Post by Mask of Destiny » Wed Aug 17, 2016 7:34 pm

Sik wrote:Huuuuuuh how so?
Consider the normal case in which the window plane is not in the picture (using H32 mode so I have to type less)

A|AAAAAAAAAAAAAAAA

When the fine scroll value is zero, that first fetch to the left of the pipe character goes completely unused. When it's non-zero a certain number of pixels are sourced from that read and a certain number of pixels from the final fetch are ignored (up to 15).

Now let's consider the case when the window plane is on the right.

A|AAAAAAAAAAAAAAWW

The last N fetches get replaced with window plane fetches and scroll is forced to zero for that portion of the display.
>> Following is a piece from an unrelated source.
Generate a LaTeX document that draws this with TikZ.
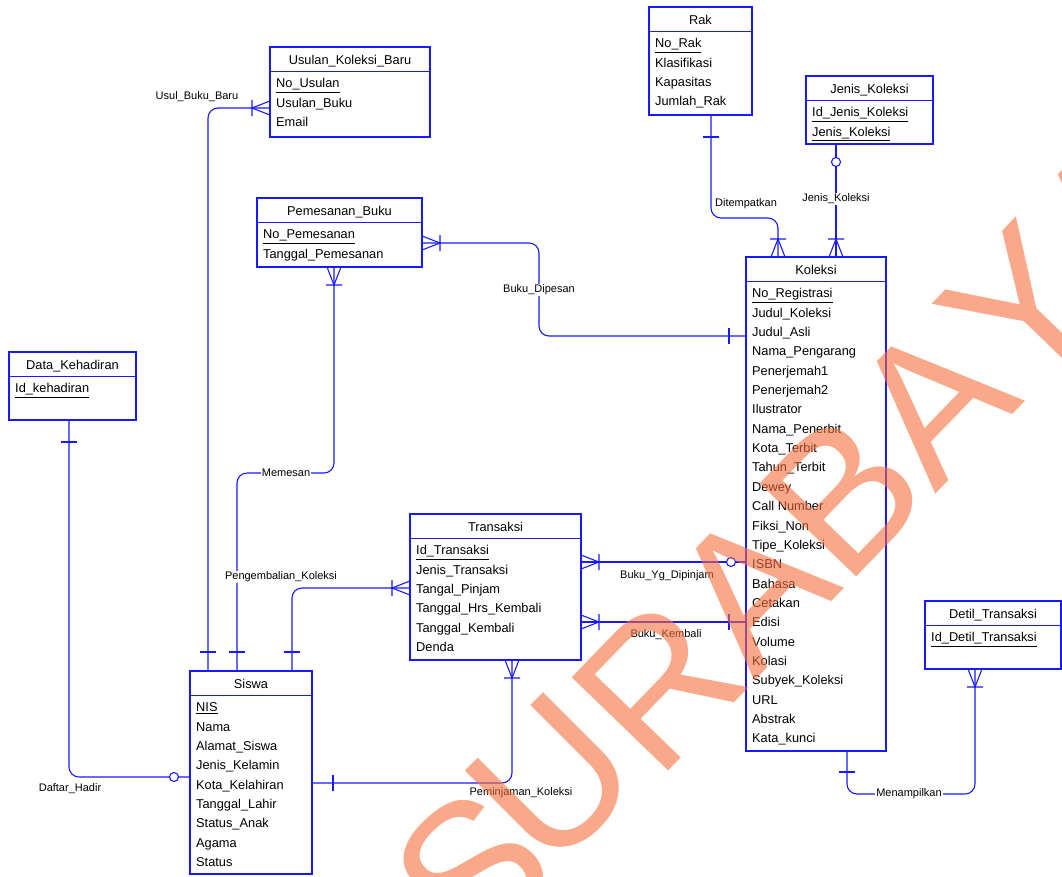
\documentclass[tikz,border=0pt]{standalone}
\usepackage{fontspec}
\setmainfont{Liberation Sans}
\usetikzlibrary{calc}
\definecolor{erblue}{RGB}{25,25,255}
\definecolor{wmcol}{RGB}{245,110,60}
\newcommand\attfont{\fontsize{12.8}{15}\selectfont}
\newcommand\lblfont{\fontsize{11}{13}\selectfont}
\newcommand\wmfont{\fontsize{195}{200}\selectfont}
\newcommand\ent[6]{%
  \node[entbox, minimum width=#4pt, minimum height=#5pt] (#1) at (#2,#3) {};
  \node[enttitle] (#1-t) at ($(#1.north)+(0,12.5)$) {#6};
  \draw[entline] ($(#1.north west)+(0,24.5)$) -- ($(#1.north east)+(0,24.5)$);
}
\newcommand\attrs[2]{%
  \foreach \t [count=\i from 0] in {#2} {%
    \node[attr] (#1-r\i) at ($(#1.north west)+(6,{40.8+\i*19.35})$) {\t};}%
}
\tikzset{
  crow/.pic={\draw[relline] (0,-7) -- (18,0) -- (0,7) (18,-8) -- (18,8);},
  onebar/.pic={\draw[relline] (#1,-8) -- (#1,8);},
  zcirc/.pic={\draw[relline, fill=white] (#1,0) circle[radius=4.5];}
}
\begin{document}
\begin{tikzpicture}[x=1pt,y=-1pt,
  entbox/.style={draw=erblue, line width=1.3pt, anchor=north west, inner sep=0pt, outer sep=0pt, fill=white},
  entline/.style={draw=erblue, line width=1.3pt},
  enttitle/.style={font=\attfont, inner sep=0pt, text height=9.2pt, text depth=0pt},
  attr/.style={font=\attfont, inner sep=0pt, anchor=base west},
  relline/.style={draw=erblue, line width=1.1pt},
  rel/.style={relline, rounded corners=10pt},
  lbl/.style={font=\lblfont, fill=white, inner sep=1pt},
  lblnf/.style={font=\lblfont, inner sep=1pt},
  wm/.style={font=\wmfont, text=wmcol, text opacity=0.6, inner sep=0pt, anchor=base west}]
\useasboundingbox (0,0) rectangle (1062,876);

% entities
\ent{usulan}{270}{47}{160}{90}{Usulan\_Koleksi\_Baru}
\attrs{usulan}{\underline{No\_Usulan}, Usulan\_Buku, Email}
\ent{rak}{649}{7}{103}{108}{Rak}
\attrs{rak}{\underline{No\_Rak}, Klasifikasi, Kapasitas, Jumlah\_Rak}
\ent{jenis}{806}{76}{127}{68}{Jenis\_Koleksi}
\attrs{jenis}{\underline{Id\_Jenis\_Koleksi}, \underline{Jenis\_Koleksi}}
\ent{pesan}{257}{198}{165}{69}{Pemesanan\_Buku}
\attrs{pesan}{\underline{No\_Pemesanan}, Tanggal\_Pemesanan}
\ent{hadir}{9}{352}{127}{68}{Data\_Kehadiran}
\attrs{hadir}{\underline{Id\_kehadiran}}
\ent{koleksi}{746}{257}{140}{494}{Koleksi}
\attrs{koleksi}{\underline{No\_Registrasi}, Judul\_Koleksi, Judul\_Asli, Nama\_Pengarang, Penerjemah1, Penerjemah2, Ilustrator, Nama\_Penerbit, Kota\_Terbit, Tahun\_Terbit, Dewey, Call Number, Fiksi\_Non, Tipe\_Koleksi, ISBN, Bahasa, Cetakan, Edisi, Volume, Kolasi, Subyek\_Koleksi, URL, Abstrak, Kata\_kunci}
\ent{trans}{410}{514}{171}{146}{Transaksi}
\attrs{trans}{\underline{Id\_Transaksi}, Jenis\_Transaksi, Tangal\_Pinjam, Tanggal\_Hrs\_Kembali, Tanggal\_Kembali, Denda}
\ent{siswa}{190}{671}{122}{203}{Siswa}
\attrs{siswa}{\underline{NIS}, Nama, Alamat\_Siswa, Jenis\_Kelamin, Kota\_Kelahiran, Tanggal\_Lahir, Status\_Anak, Agama, Status}
\ent{detil}{925}{601}{136}{68}{Detil\_Transaksi}
\attrs{detil}{\underline{Id\_Detil\_Transaksi}}

% connector end points
\coordinate (s-ub) at ($(siswa.north west)+(18,0)$);
\coordinate (u-ub) at ($(usulan.north west)+(0,61)$);
\coordinate (s-mm) at ($(siswa.north west)+(47,0)$);
\coordinate (p-mm) at ($(pesan.south west)+(77,0)$);
\coordinate (mm) at (286,473);
\coordinate (s-pk) at ($(siswa.north west)+(102,0)$);
\coordinate (t-pk) at ($(trans.north west)+(0,74)$);
\coordinate (d-dh) at ($(hadir.south west)+(60,0)$);
\coordinate (s-dh) at ($(siswa.north west)+(0,106)$);
\coordinate (s-pj) at ($(siswa.north east)+(0,112)$);
\coordinate (t-pj) at ($(trans.south west)+(102,0)$);
\coordinate (pe-bd) at ($(pesan.north east)+(0,45)$);
\coordinate (k-bd) at ($(koleksi.north west)+(0,79)$);
\coordinate (bd) at (539,290);
\coordinate (r-dt) at ($(rak.south west)+(62,0)$);
\coordinate (k-dt) at ($(koleksi.north west)+(32,0)$);
\coordinate (dtm) at (745,218);
\coordinate (j-jk) at ($(jenis.south west)+(30,0)$);
\coordinate (k-jk) at ($(koleksi.north west)+(90,0)$);
\coordinate (t-yd) at ($(trans.north east)+(0,48)$);
\coordinate (k-yd) at ($(koleksi.north west)+(0,305)$);
\coordinate (t-bk) at ($(trans.north east)+(0,108)$);
\coordinate (k-bk) at ($(koleksi.north west)+(0,365)$);
\coordinate (k-mp) at ($(koleksi.south west)+(101,0)$);
\coordinate (dt-mp) at ($(detil.south west)+(50,0)$);
\coordinate (mp) at (909,794);

% connectors
\draw[rel] (s-ub) |- (u-ub);
\draw[rel] (s-mm) |- (mm) -| (p-mm);
\draw[rel] (s-pk) |- (t-pk);
\draw[rel] (d-dh) |- (s-dh);
\draw[rel] (s-pj) -| (t-pj);
\draw[rel] (pe-bd) -| (bd) |- (k-bd);
\draw[rel] (r-dt) |- (dtm) -| (k-dt);
\draw[rel] (j-jk) -- (k-jk);
\draw[rel] (t-yd) -- (k-yd);
\draw[rel] (t-bk) -- (k-bk);
\draw[rel] (k-mp) |- (mp) -| (dt-mp);

% cardinality marks
\pic[rotate=180] at (u-ub) {crow};
\pic[rotate=90] at (s-ub) {onebar=19};
\pic[rotate=-90] at (p-mm) {crow};
\pic[rotate=90] at (s-mm) {onebar=19};
\pic[rotate=180] at (t-pk) {crow};
\pic[rotate=90] at (s-pk) {onebar=19};
\pic[rotate=-90] at (d-dh) {onebar=22};
\pic[rotate=180] at (s-dh) {zcirc=16};
\pic[rotate=0] at (s-pj) {onebar=21};
\pic[rotate=-90] at (t-pj) {crow};
\pic[rotate=0] at (pe-bd) {crow};
\pic[rotate=180] at (k-bd) {onebar=17};
\pic[rotate=-90] at (r-dt) {onebar=22};
\pic[rotate=90] at (k-dt) {crow};
\pic[rotate=-90] at (j-jk) {zcirc=18};
\pic[rotate=90] at (k-jk) {crow};
\pic[rotate=0] at (t-yd) {crow};
\pic[rotate=180] at (k-yd) {zcirc=15};
\pic[rotate=0] at (t-bk) {crow};
\pic[rotate=180] at (k-bk) {onebar=17};
\pic[rotate=-90] at (k-mp) {onebar=21};
\pic[rotate=-90] at (dt-mp) {crow};

% relationship labels
\node[lbl] (l-ub) at (197,97) {Usul\_Buku\_Baru};
\node[lbl] (l-mm) at (mm) {Memesan};
\node[lbl] (l-pk) at (281,577) {Pengembalian\_Koleksi};
\node[lbl] (l-dh) at (70,789) {Daftar\_Hadir};
\node[lbl] (l-pj) at (521,793) {Peminjaman\_Koleksi};
\node[lbl] (l-bd) at (bd) {Buku\_Dipesan};
\node[lblnf] (l-dt) at (746,204) {Ditempatkan};
\node[lbl] (l-jk) at (836,199) {Jenis\_Koleksi};
\node[lbl] (l-yd) at (667,576) {Buku\_Yg\_Dipinjam};
\node[lbl] (l-bk) at (666,635) {Buku\_Kembali};
\node[lbl] (l-mp) at (mp) {Menampilkan};

% watermark
\node[wm, rotate=43] (wm1) at (470,965) {S};
\node[wm, rotate=45] (wm2) at (549,877) {U};
\node[wm, rotate=46] (wm3) at (657,783) {R};
\node[wm, rotate=46] (wm4) at (754,682) {A};
\node[wm, rotate=46] (wm5) at (845,589) {B};
\node[wm, rotate=46] (wm6) at (935,495) {A};
\node[wm, rotate=46] (wm7) at (1025,401) {Y};
\node[wm, rotate=46] (wm8) at (1116,308) {A};
\end{tikzpicture}
\end{document}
This means that some bytes written to the buffer are skipped in the middle of the active display instead of at the end when fine scroll is non-zero, but everything is displayed just fine.

Now for our problem case

?|WWAAAAAAAAAAAAAA

Note that the extra column fetch goes completely unused (not sure what actually gets fetched, I would guess window plane data, but I have not checked and it doesn't really matter). If instead the VDP did this:

W|WAAAAAAAAAAAAAAA

there would be sufficient bandwidth for A. However, this would require the use of an impossible fine scroll value, 16, and it's possible the internal buffer used for fine scrolling is one pixel too small for this to work.